2.1. A review of the literature on pre-trained language models
Pretrained language model (PRLM) is beneficial to downstream task execution in natural language processing and can provide better initialization parameters for the model. After years of development, PRLM has become more mature. Xu et al. [10] proposed the application of neural network in pretrained Language Model (PRLM) in 2000. Bengio et al. [11] proposed a classical neural network language model in 2003.The work of Xu Wei and Bengio et al. laid the foundation for the development of the pre-trained language model (PRLM). Based on this, Wilbur et al. [12] proposed a method to represent a document as a Bag of Words, which takes terms and frequency of occurrence in the document as its core idea. However, this method cannot calculate the similarity between words, and there is sparsity in representation, which is easy to cause dimension explosion. In order to solve this problem and calculate the similarity between words, Mikolov et al. [13] proposed Word2Vec word vector model in 2013. The model can train hundreds of millions of data sets, and the generated word vector can measure the similarity between words well. However, word vector model based on Word2Vec cannot recognize the contextual word vector, so it cannot solve the polysemy problem. In order to make word vectors context-relevant, Google Research [14] proposed Bidirectional Encoder Representation from Transformers (Bert) model in 2018. Transformer Encoder structure is adopted in this model, and the training is divided into pre-training and fine-tuning two stages.

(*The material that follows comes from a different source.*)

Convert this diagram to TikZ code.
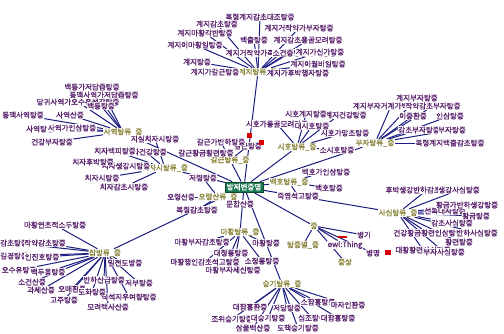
\documentclass[tikz,border=0pt]{standalone}
\usepackage{fontspec}
\newfontfamily\kr{Noto Sans CJK KR}[FakeBold=1.2]
\usepackage{tikz}
\usetikzlibrary{backgrounds}
\definecolor{leafc}{RGB}{90,35,110}
\definecolor{hubc}{RGB}{138,132,58}
\definecolor{edgec}{RGB}{28,30,130}
\definecolor{rootc}{RGB}{26,120,78}
\tikzset{
    leaf/.style={font=\kr\fontsize{7.5}{8}\selectfont, text=leafc, fill=white, inner sep=0.4pt},
    hub/.style={leaf, text=hubc},
    root/.style={leaf, fill=rootc, text=white, draw=rootc!60!black, inner sep=1.8pt},
    edge/.style={draw=edgec, line width=1pt},
    redbox/.style={fill=red!85!black}
}

\begin{document}
\begin{tikzpicture}[x=1pt, y=-1pt]
    \useasboundingbox (0,0) rectangle (504,333);

    \node[hub] (gj) at (258,72) {계지탕류\_증};
    \foreach \n/\x/\y/\t in {gj1/260/17/복령계지감초대조탕증, gj2/217/24/계지감초탕증, gj3/299/28/계지거작약가부자탕증,
        gj4/205/33/계지마황각반탕증, gj5/254/40/백출탕증, gj6/308/40/계지감초용골모려탕증, gj7/195/45/계지이마황일탕증,
        gj8/281/53/계지거작약가촉칠모려용골구역탕증, gj9/290/53/소건중탕증, gj10/320/52/계지가신가탕증, gj11/197/62/계지탕증,
        gj12/318/64/계지이월비일탕증, gj13/215/72/계지가갈근탕증, gj14/298/73/계지가후박행자탕증}
        \node[leaf] (\n) at (\x,\y) {\t};

    \node[hub] (sy) at (123,132) {사역탕류\_증};
    \foreach \n/\x/\y/\t in {sy1/92/87/백통가저담즙탕증, sy2/104/95/통맥사역가저담즙탕증, sy3/78/102/당귀사역가오수유생강탕증,
        sy4/101/106/백통탕증, sy5/23/115/통맥사역탕증, sy6/70/115/사역산증, sy7/40/129/사역탕증,
        sy8/72/128/사역가인삼탕증, sy9/52/142/건강부자탕증}
        \node[leaf] (\n) at (\x,\y) {\t};

    \node[hub] (cj) at (165,168) {치자시탕류\_증};
    \foreach \n/\x/\y/\t in {cj1/155/139/지실치자시탕증, cj2/146/152/치자건강탕증, cj3/115/151/치자백피탕증,
        cj4/126/166/치자생강시탕증, cj5/93/162/치자후박탕증, cj6/102/178/치자시탕증, cj7/124/187/치자감초시탕증}
        \node[leaf] (\n) at (\x,\y) {\t};

    \node[hub] (gg) at (230,160) {갈근탕류\_증};
    \foreach \n/\x/\y/\t in {gg1/248/146/갈근탕증, gg2/221/142/갈근가반하탕증, gg3/206/153/갈근황금황련탕증}
        \node[leaf] (\n) at (\x,\y) {\t};

    \node[hub] (sh) at (297,147) {시호탕류\_증};
    \foreach \n/\x/\y/\t in {sh1/339/115/시호계지건강탕증, sh2/306/114/시호계지탕증, sh3/277/124/시호가룡골모려탕증,
        sh4/345/133/시호가망초탕증, sh5/312/126/대시호탕증, sh6/337/150/소시호탕증}
        \node[leaf] (\n) at (\x,\y) {\t};

    \node[hub] (bj) at (375,143) {부자탕류\_증};
    \foreach \n/\x/\y/\t in {bj1/417/98/계지부자탕증, bj2/391/106/계지부자거계가백출탕증, bj3/433/106/작약감초부자탕증,
        bj4/413/116/이중환증, bj5/450/116/인삼탕증, bj6/419/130/감초부자탕증, bj7/452/130/부자탕증,
        bj8/450/143/복령계지백출감초탕증}
        \node[leaf] (\n) at (\x,\y) {\t};

    \node[hub] (bh) at (289,182) {백호탕류\_증};
    \foreach \n/\x/\y/\t in {bh1/326/172/백호가인삼탕증, bh2/329/188/백호탕증, bh3/298/196/죽엽석고탕증}
        \node[leaf] (\n) at (\x,\y) {\t};

    \node[hub] (ol) at (218,197) {오령산류\_증};
    \foreach \n/\x/\y/\t in {ol1/203/178/저령탕증, ol2/181/197/오령산증, ol3/197/210/복령감초탕증, ol4/240/204/문합산증}
        \node[leaf] (\n) at (\x,\y) {\t};

    \node[hub] (mh) at (240,232) {마황탕류\_증};
    \foreach \n/\x/\y/\t in {mh1/202/242/마황부자감초탕증, mh2/266/243/마황탕증, mh3/231/253/대청룡탕증,
        mh4/205/262/마황행인감초석고탕증, mh5/262/261/소청룡탕증, mh6/233/270/마황부자세신탕증}
        \node[leaf] (\n) at (\x,\y) {\t};

    \node[hub] (jb) at (105,253) {잡방류\_증};
    \foreach \n/\x/\y/\t in {jb1/55/225/마황연초적소두탕증, jb2/14/243/감초탕증, jb3/45/243/작약감초탕증,
        jb4/14/256/길경탕증, jb5/42/257/인진호탕증, jb6/125/263/밀전도방증, jb7/19/270/오수유탕증,
        jb8/48/272/백두옹탕증, jb9/32/282/소건산증, jb10/139/283/저부탕증, jb11/104/280/반하산급탕증,
        jb12/41/290/과체산증, jb13/72/289/오매환증, jb14/129/297/적석지우여량탕증, jb15/92/292/도화탕증,
        jb16/64/300/고주탕증, jb17/108/307/모려택사산증}
        \node[leaf] (\n) at (\x,\y) {\t};

    \node[hub] (sg) at (282,284) {승기탕류\_증};
    \foreach \n/\x/\y/\t in {sg1/250/307/대함흉환증, sg2/287/308/저당탕증, sg3/318/302/소함흉탕증,
        sg4/348/305/마자인환증, sg5/232/319/조위승기탕증, sg6/268/318/대승기탕증, sg7/312/318/십조탕증,
        sg8/338/318/대함흉탕증, sg9/253/328/삼물백산증, sg10/298/328/도핵승기탕증}
        \node[leaf] (\n) at (\x,\y) {\t};

    \node[hub] (ss) at (398,213) {사심탕류\_증};
    \foreach \n/\x/\y/\t in {ss1/427/190/후박생강반하감초인삼탕증, ss2/459/190/생강사심탕증, ss3/445/211/선복대자탕증,
        ss4/467/205/황금가반하생강탕증, ss5/476/216/황금탕증, ss6/452/223/감초사심탕증,
        ss7/428/233/건강황금황련인삼탕증, ss8/477/233/반하사심탕증, ss9/459/242/황련탕증,
        ss10/423/250/대황황련사심탕증, ss11/444/252/부자사심탕증}
        \node[leaf] (\n) at (\x,\y) {\t};

    \node[hub] (jg) at (314,226) {증};
    \foreach \n/\s/\x/\y/\t in {jg1/leaf/364/235/병기, jg2/hub/303/245/탕증별\_증, jg3/leaf/345/245/owl:Thing,
        jg4/leaf/373/253/병명, jg5/hub/345/262/증상}
        \node[\s] (\n) at (\x,\y) {\t};

    \node[root] (c) at (244,187) {방제변증명};

    \fill[redbox] (247,133) rectangle (252,138);
    \fill[redbox] (259,140) rectangle (264,145);
    \fill[redbox] (385,250) rectangle (391,255);
    \fill[redbox] (338,236) rectangle (347,238);

    \begin{pgfonlayer}{background}
        \fill[white] (0,0) rectangle (504,333);
        \foreach \h in {gj,sy,cj,gg,sh,bj,bh,ol,mh,jb,sg,ss,jg}
            \draw[edge] (c) -- (\h);
        \foreach \n in {1,...,14}
            \draw[edge] (gj) -- (gj\n);
        \foreach \n in {1,...,9}
            \draw[edge] (sy) -- (sy\n);
        \foreach \n in {1,...,7}
            \draw[edge] (cj) -- (cj\n);
        \foreach \n in {1,2,3}
            \draw[edge] (gg) -- (gg\n);
        \foreach \n in {1,...,6}
            \draw[edge] (sh) -- (sh\n);
        \foreach \n in {1,...,8}
            \draw[edge] (bj) -- (bj\n);
        \foreach \n in {1,2,3}
            \draw[edge] (bh) -- (bh\n);
        \foreach \n in {1,...,4}
            \draw[edge] (ol) -- (ol\n);
        \foreach \n in {1,...,6}
            \draw[edge] (mh) -- (mh\n);
        \foreach \n in {1,...,17}
            \draw[edge] (jb) -- (jb\n);
        \foreach \n in {1,...,10}
            \draw[edge] (sg) -- (sg\n);
        \foreach \n in {1,...,11}
            \draw[edge] (ss) -- (ss\n);
        \foreach \n in {1,...,5}
            \draw[edge] (jg) -- (jg\n);
    \end{pgfonlayer}
\end{tikzpicture}
\end{document}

This model also considers the context structure of the text, which can mine the text information in a deeper level, promoting the development of NLP field. Later, many scholars improved Bert model and applied it to different fields. For example, Bobur et al. [15] combined Bert model and pierced index model in anomaly detection of judicial documents, which produced better results for searching outliers. Zhou et al. [16] proposed a Bert-based transfer learning method, which established a new network telecom crime monitoring and early warning platform and achieved good results. These Bert-based methods provide ideas for the research of this paper.
2.2. Literature review of the Big Five personality model
There are many personality tests based on psychological research [17], the most accepted of which is the Big Five Personality Model, also known as OCEAN [18]. It contains five different personality traits: openness (OPN), conscientiousness (CON), extraversion (EXT), agreeableness (AGR) and neuroticism (NEU). Open people prefer abstract thinking and have a wide range of interests; Conscientiousness people are usually efficient and organized; Extraversion people display traits such as enthusiasm, sociability, decisiveness, activity, risk taking, and optimism; Agreeableness people are optimistic about resilience and believe that people are inherently good; Neurotic people tend to have unrealistic thoughts and are more prone to negative emotions. The study of personality characteristics is of great significance to the analysis of crowd psychological characteristics. Many researchers applied the Big Five personality model to analyze the psychological characteristics of people in different scenes and achieved good results [5, 19–21].
Mairesse et al. [19] used continuous modeling technology to extract personality characteristics from text information in order to realize automatic recognition of personality characteristics in text information. However, the data set they used was small, and the proposed method did not consider the possible over-fitting of features, resulting in low accuracy of feature recognition. In order to avoid too small data set, Sun et al. [20] proposed a group-level personality detection model based on AdaWalk. This model not only traverses the entire text network, but also relies less on annotations. However, the text network constructed by this model is based on simulated reality rather than real social network, which lacks authenticity. Ren et al. [5] proposed a multi-label personality detection model based on neural network in order to carry out more accurate personality characteristics detection in real and small data sets. Combining semantic and emotional features, this model can accurately identify different personality characteristics even with a small amount of data. Kazameini et al. [21] proposed an automatic text personality detection model based on deep learning. This model combines support vector machine (SVM) and Bert to study personality characteristics in text without using a large amount of computing resources. And in a recent paper by Kazemeini et al. [22], they used BI-LSTM model with maximum pooling layer, which can provide sentence embedding for mental statements with rich semantics with less computational overhead, and at the same time can better distinguish personality traits. These scholars have made great contributions to the recognition of personality characteristics in text information, and our research is based on their research results.